От нашего дачного участка — действительно огромного, как и все почти участки при коттеджах на кругу и двух впадающих в него улицах — отрезали почти половину, на которой и начали строительство дачи для Маршака. Маршака уже послевоенного, московского, удостоенного за время войны Сталинских премий.
Отцу к тому времени хватало неприятностей, и усечение участка вряд ли можно было считать одной из главных бед. Но отец воспринял это неожиданно болезненно.
Я вспомнил про этот случай в конце восьмидесятых, когда уже не жил на родительской (литфондовской) даче (мы с братом не держались за нее, отдали при первом же намеке директора городка Гольдина, хотя формально, как член Союза писателей, о чем Гольдин не знал, мог бы походить по начальникам, но никуда, конечно, не пошел). Я купил путевку в ДТ, тогда и заметил на прогулке по кругу, что угол бывшего нашего участка срезан для расширения тротуара или чего-то такого.
Я понял по-настоящему пьесу Чехова “Вишневый сад” и в какой-то мере — реакцию отца.
На участке — и урезанном, и бесконечном до урезания — исхожен, часто босиком, каждый сантиметр. Мое познание мира начиналось исследованием этой не принадлежащей семье, но нашей территории — и мне стало жаль, что прохожие затопчут мои следы на том отрезанном от участка уголке.
Но я-то имел, казалось мне, право на ностальгию — мне ничего, кроме старости не за горами и внезапных заболеваний, не грозило.
Что же так задело отца — почему это, а не что-то другое показалось ему последней каплей унижения?
Моего друга, великого боксера Виктора Агеева, сорвавшего из-за драки в кафе поездку на Олимпийские игры в Мехико, подвергли целой серии проработок и наказаний.
Начальники спортивного клуба армии (да и в министерстве спорта) были на него чрезвычайно злы.
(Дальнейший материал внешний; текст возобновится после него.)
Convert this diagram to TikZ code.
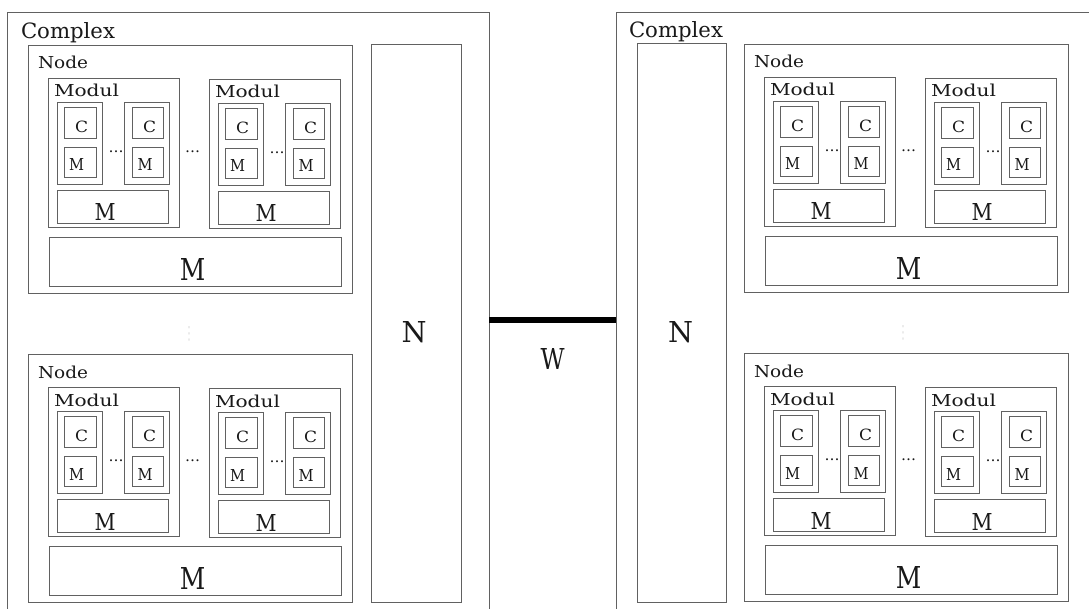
\documentclass[tikz,border=0pt]{standalone}
\usepackage{fontspec}
\setmainfont{DejaVu Serif}
\newfontfamily\symfont{DejaVu Sans}
\usepackage{graphicx}
\tikzset{
  boxst/.style={draw=black!62, line width=0.9pt, inner sep=0pt, outer sep=0pt, anchor=north west},
  lbl/.style={inner sep=0pt, outer sep=0pt, text=black!90},
  vdotst/.style={inner sep=0pt, outer sep=0pt, text=black!50},
  wire/.style={line width=5.5pt, draw=black},
}
\newcommand\bx[5]{\node[boxst, minimum width=#4pt, minimum height=#5pt] (#1) at (#2,#3) {};}
\newcommand\rs[3]{\resizebox{#1pt}{#2pt}{#3}}
% one module: name, x, y (top-left)
\newcommand\modul[3]{%
  \bx{#1}{#2}{#3}{131}{149}
  \node[lbl, anchor=base west] (#1-t) at (#2+6,#3+19) {\rs{65}{12.5}{Modul}};
  \bx{#1-a}{#2+9}{#3+24}{45}{82}
  \bx{#1-ac}{#2+16}{#3+29}{32}{31}
  \node[lbl] (#1-act) at (#2+33.5,#3+48.5) {\rs{13}{11.5}{C}};
  \bx{#1-am}{#2+16}{#3+69}{32}{30}
  \node[lbl] (#1-amt) at (#2+28.5,#3+87) {\rs{15}{12}{M}};
  \bx{#1-b}{#2+76}{#3+24}{45}{82}
  \bx{#1-bc}{#2+84}{#3+29}{31}{31}
  \node[lbl] (#1-bct) at (#2+101.5,#3+48.5) {\rs{13}{11.5}{C}};
  \bx{#1-bm}{#2+84}{#3+69}{31}{30}
  \node[lbl] (#1-bmt) at (#2+97,#3+87) {\rs{15}{12}{M}};
  \node[lbl] (#1-dots) at (#2+68,#3+74) {\resizebox{15pt}{!}{\ldots}};
  \bx{#1-m}{#2+9}{#3+112}{111}{33}
  \node[lbl] (#1-mt) at (#2+57,#3+134.5) {\rs{21}{17}{M}};
}
% one node: name, x, y (top-left)
\newcommand\nodegrp[3]{%
  \bx{#1}{#2}{#3}{324}{248}
  \node[lbl, anchor=base west] (#1-t) at (#2+10,#3+24) {\rs{50}{12.5}{Node}};
  \modul{#1-p}{#2+20}{#3+33}
  \modul{#1-q}{#2+181}{#3+34}
  \node[lbl] (#1-dots) at (#2+164.5,#3+107) {\resizebox{15pt}{!}{\ldots}};
  \bx{#1-m}{#2+21}{#3+192}{292}{49}
  \node[lbl] (#1-mt) at (#2+164.5,#3+224) {\rs{25.5}{22}{M}};
}
\begin{document}
\begin{tikzpicture}[x=1pt,y=-1pt]
  \useasboundingbox (0,0) rectangle (1089,609);
  \clip (0,0) rectangle (1089,609);
  % left complex
  \bx{LC}{7}{12}{482}{616}
  \node[lbl, anchor=base west] (LCt) at (21,38.5) {\rs{94}{16}{Complex}};
  \nodegrp{L1}{28}{45}
  \node[vdotst] (Lvd) at (189,334) {\resizebox{3pt}{13pt}{\symfont ⋮}};
  \nodegrp{L2}{28}{354}
  \bx{LN}{371}{44}{90}{558}
  \node[lbl] (LNt) at (414,332.5) {\rs{25}{21}{N}};
  % right complex
  \bx{RC}{616}{12}{500}{616}
  \node[lbl, anchor=base west] (RCt) at (629,37.5) {\rs{94}{16}{Complex}};
  \bx{RN}{637}{43}{89}{559}
  \node[lbl] (RNt) at (680.5,332.5) {\rs{25}{21}{N}};
  \nodegrp{R1}{744}{44}
  \node[vdotst] (Rvd) at (903,333) {\resizebox{3pt}{13pt}{\symfont ⋮}};
  \nodegrp{R2}{744}{353}
  % link
  \draw[wire] (LC.east) -- (RC.west);
  \node[lbl] (Wt) at (552.5,358.5) {\rs{24}{21}{W}};
\end{tikzpicture}
\end{document}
На то, что он выиграет золотую медаль, очень рассчитывали — и теперь чуть ли не каждый день устраивали собрания, где его чего-нибудь лишали. Лишили звания заслуженного мастера спорта. Отняли офицерское звание, а затем и вообще выгнали из армейского спорта. И, когда Агеев уже думал, что отнимать у него больше нечего и нечего его лишать, вызвали на комсомольское собрание клуба. Агееву исполнилось двадцать семь, крайний предел пребывания в комсомоле, — и кроме того, по легкомыслию он вообще забыл, что состоит в комсомоле. Но когда, это он мне сам рассказывал, объявили, что из комсомола он исключен, Агеев неожиданно для себя заплакал. Так ему стало жалко себя, все на свете (и совершенно ненужный ему комсомол) потерявшего.
Может быть, и с отцом в связи со вселением Маршака на нашу территорию творилось что-то подобное.
Я читал — через много лет, конечно, — запись отца, какое бессилие он чувствует из-за происходящего. Он чувствовал себя никем против Маршака. Но ведь дело шло к тому, чтобы и вообще стать никем — и засомневаться: а был ли кем-то? До всех партийных кар.
Не могу судить, как относился отец к Маршаку до начала строительства дачи для Самуила Яковлевича. Но замечал, что о Маршаке он всегда говорит несколько иронически.